# comment acceder au NAS de la Freebox V6?



## atari.fr (3 Mars 2012)

Bonjour

avec http://mafreebox.freebox.fr
 j'arrive a acceder aux setting
   mais comment voir mes fichiers de mon mac car sur http://mafreebox.freebox.fr/explorer.php# je ne vois pas les disks dur du mac


avec ftp://mafreebox.freebox.fr  (je suppose quand on est pas chez soi)
comment on fait sur mac ? car lorsque je tape ftp://mafreebox.freebox.fr
j'ai une fenetre avec login et mot de passe, je rentre freebox et pass (mot de passe entré dans la config mac os "*Paramètres des partages Mac OS" *de la freebox)

 mais erreur 530 : you're not login in !

merci

---------- Nouveau message ajouté à 14h03 ---------- Le message précédent a été envoyé à 13h43 ----------

idem sur le finder, en faisant se connecter au serveur

_ftp://freebox@hd2.freebox.fr ou ftp://hd2.freebox.fr

je met le nom et le mot de passe... la roue tourne mais je ne me connecte jamais

merci de votre aide
_


----------



## Aliboron (3 Mars 2012)

Je ne comprends probablement pas bien la question.

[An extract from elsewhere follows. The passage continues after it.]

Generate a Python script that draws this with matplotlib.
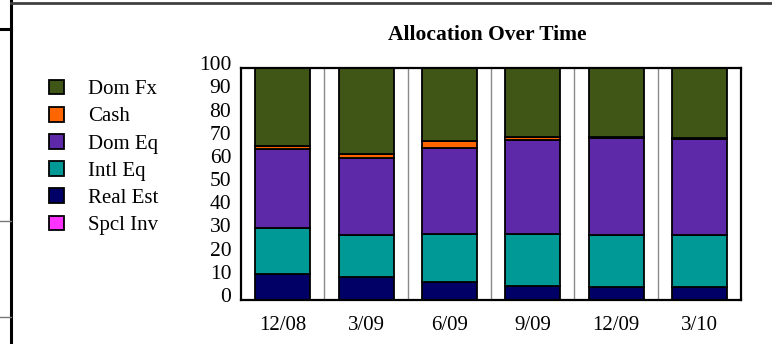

Chez moi (Snow Leopard et Freebox Revolution aussi), une fois l'option "Partage Mac" activée dans la console de la Freebox (onglet "NAS" > "Partage Mac OS X") et l'icône Finder choisie, le disque dur de la Freebox apparaît tout seul dans la marge de gauche des fenêtres du Finder, sous le nom de "Freebox Server" dans la section "PARTAGÉS". Pas chez toi, donc ?


----------



## atari.fr (5 Mars 2012)

si dans partagé j'ai bien Freebox serveur mais il me dit "non connecté" ....

donc par ce biais... je ne sais pas comment faire


----------



## Aliboron (5 Mars 2012)

A priori, il faut le sélectionner puis cliquer sur le bouton sur la droite de la fenêtre principale pour se connecter...


----------



## atari.fr (5 Mars 2012)

ah oui il y a un bouton se connecter


mais cette config de nas n'est que accessible depuis: http://mafreebox.freebox.fr  ?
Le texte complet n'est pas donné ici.